I am a Postdoctoral Fellow at the University of California San Diego, co-suprevised by Rob Knight and Pavel Pevzner. I completed my PhD in September 2019 in the Computer Science and Engineering Depertment at UCSD, under the mentorship of Pavel Pevzner.
My research focus is bioinformatics. In particular, I am interested in algorithms for genome assembly using long reads, which enable high-quality reconstruction of the human genome sequence. I also work on tools for comparative genomics and computational proteomics.
Long-read assembly using Flye and metaFlye. The new long-read sequencing technologies (such as Pacific Biosciences or Oxford Nanopore) increased the read length up to tens of thousands of nucleotides, and substantially improved the quality of many genome assemblies. These technologies, however, are facing the challenge of the high read errors. We have created the Flye algorithm for assembly of long and error-prone reads to address this challenge. Flye is using the novel repeat graph framework, which enables fast and accurate assemblies of various organisms. In particular, Flye is good for assembly of human genomes using ultra-long Oxford Nanopore sequencing data (such as NA12878 or CHM13). We are now working on the new metaFlye algorithm for metagenome assembly using long reads.
Watch our Flye assembler presentation and discussion hosted by Long Read Club:
Comparative assembly using multiple references. Since many de novo assemblies of large genomes are still incomplete, one can use the information for related referece genomes to order and orient the contig fragments. We have developed Ragout that infers structural rearrangements between the multiple input refences and reconstructs the most probable architecture of a target genome. We used Ragout to produce chromosome assemblies of multiple mice genomes, which gave insights into rodent genome evolution and novel functional loci. Mouse assemblies were generated as a part of Mouse genomes sequencing project, hosted by Wellcome Sanger Institute.
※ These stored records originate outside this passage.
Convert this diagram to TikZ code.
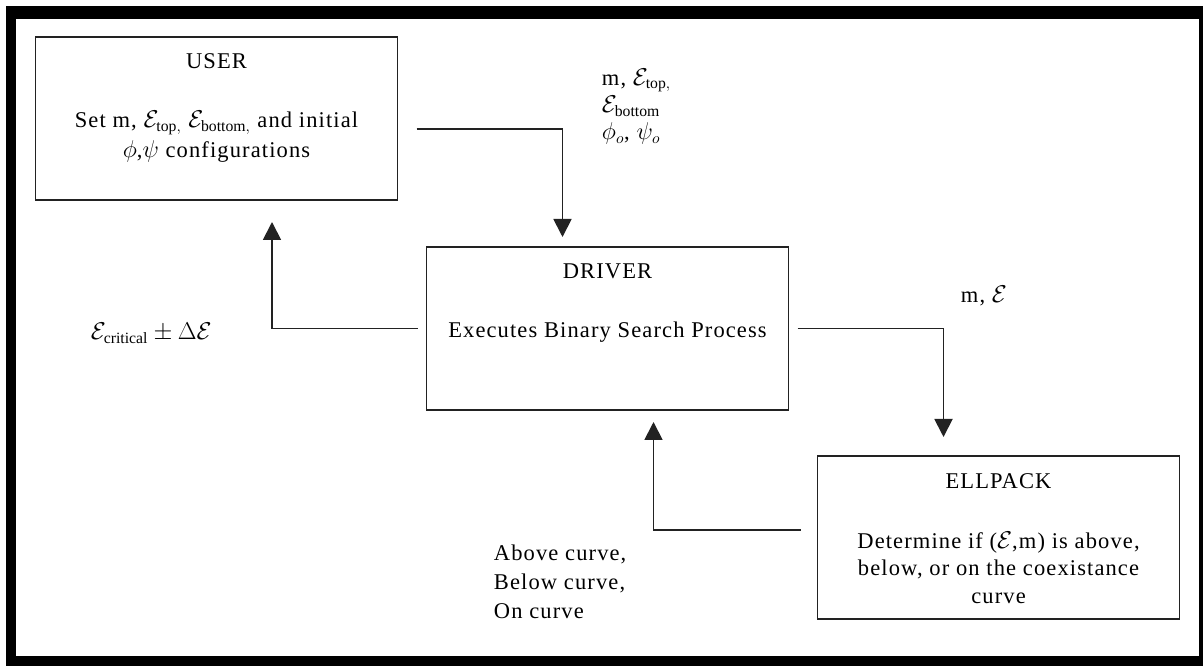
\documentclass[tikz,border=0pt]{standalone}
\usepackage{amsmath,amssymb}
\usepackage{fontspec}
\setmainfont{Liberation Serif}[LetterSpace=5.0]
\usetikzlibrary{arrows.meta, positioning, calc}
\definecolor{inkgray}{HTML}{222222}

\begin{document}
\begin{tikzpicture}[
  >={Triangle[length=4.5mm, width=4.5mm]},
  box/.style={draw=inkgray, line width=1.3pt, minimum width=9.05cm,
    minimum height=4.075cm, inner sep=0pt, outer sep=0pt},
  flow/.style={->, draw=inkgray, line width=1.3pt},
  every node/.style={font=\fontsize{16}{19.5}\selectfont, text=black},
]

% Background and frame
\fill[white] (0,0) rectangle (30.075,16.65);
\fill[black] (0.15,0) rectangle (30.075,16.5);
\fill[white] (0.4,0.25) rectangle (29.975,16.175);

% ========================================
% Boxes
% ========================================
\node[box] (user) at (5.4125,13.6875) {};
\node[box, below right=1.175cm and 0.725cm of user] (driver) {};
\node[box, below right=1.15cm and 0.725cm of driver] (ellpack) {};

% USER
\node[anchor=base] (usertitle) at ([yshift=-0.8cm]user.north) {USER};
\node[anchor=base, align=center] (usertext) at ([yshift=-3.025cm]user.north)
  {Set m, $\mathcal{E}_{\mathrm{top,}}$ $\mathcal{E}_{\mathrm{bottom,}}$ and initial\\[2pt]
   $\phi$,$\psi$ configurations};

% DRIVER
\node[anchor=base] (drivertitle) at ([yshift=-0.8cm]driver.north) {DRIVER};
\node[anchor=base] (drivertext) at ([yshift=-2.275cm]driver.north)
  {Executes Binary Search Process};

% ELLPACK
\node[anchor=base] (ellpacktitle) at ([yshift=-0.8cm]ellpack.north) {ELLPACK};
\node[anchor=base, align=center] (ellpacktext) at ([yshift=-3.675cm]ellpack.north)
  {Determine if ($\mathcal{E}$,m) is above,\\
   below, or on the coexistance\\
   curve};

% ========================================
% Connectors
% ========================================
\draw[flow] ([xshift=0.475cm, yshift=-0.2625cm]user.east)
  -| ([xshift=-1.125cm, yshift=0.25cm]driver.north);
\draw[flow] ([xshift=-0.225cm]driver.west)
  -| ([xshift=1.3875cm, yshift=-0.55cm]user.south);
\draw[flow] ([xshift=0.225cm]driver.east)
  -| ([xshift=-1.375cm, yshift=0.475cm]ellpack.north);
\draw[flow] ([xshift=-0.425cm, yshift=0.1875cm]ellpack.west)
  -| ([xshift=1.15cm, yshift=-0.3cm]driver.south);

% ========================================
% Labels
% ========================================
\node[anchor=base west, align=left] (inputlabel) at (14.925,13.15)
  {m, $\mathcal{E}_{\mathrm{top,}}$\\
   $\mathcal{E}_{\mathrm{bottom}}$\\
   $\phi_o$, $\psi_o$};
\node[anchor=base west] (critlabel) at (2.15,8.15)
  {$\mathcal{E}_{\mathrm{critical}} \pm \Delta\mathcal{E}$};
\node[anchor=base west] (pointlabel) at (23.9,9.075) {m, $\mathcal{E}$};
\node[anchor=base west, align=left] (curvelabel) at (12.225,1.2)
  {Above curve,\\[1pt]
   Below curve,\\[1pt]
   On curve};

\end{tikzpicture}
\end{document}
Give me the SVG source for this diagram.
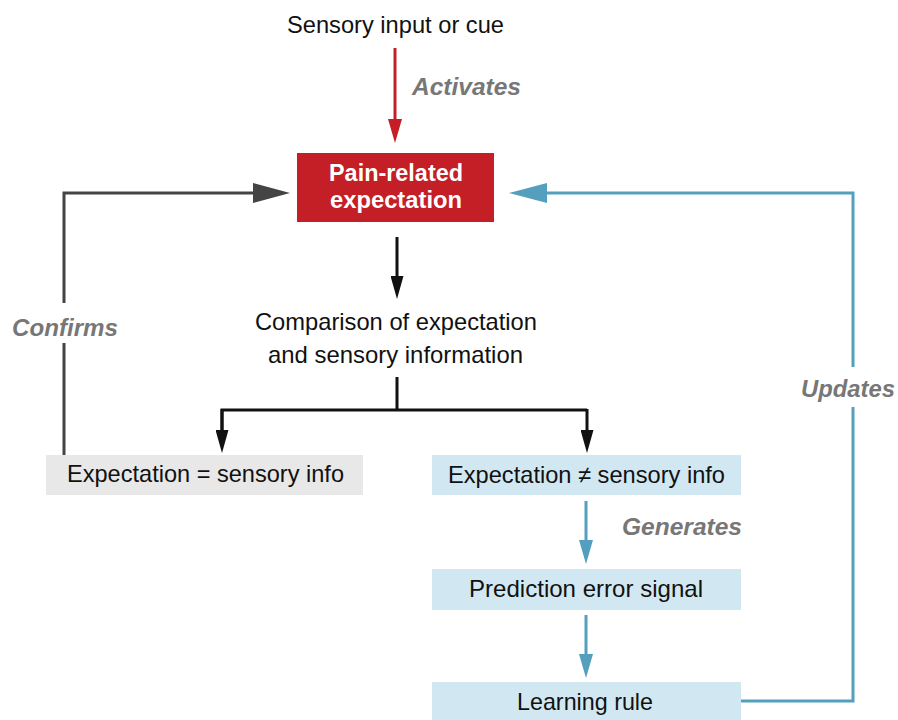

Tools for assembly graphs analysis.The analysis of genome graphs is helpful in studying repeat structure of genomes (for example, mosaic segmental duplications in humans). To visualize large and complex assembly graphs, we developed AGB - an interactive graph visualization tool. We have also introduced a new Synteny Paths approach for comparison of two related genomes in a graph from, similarly to synteny block for linear genomes. The tools were developed in a collaboration with the Center for Algorithmic Biotechnology and Bioinformatics Institute in St. Petersburg, Russia.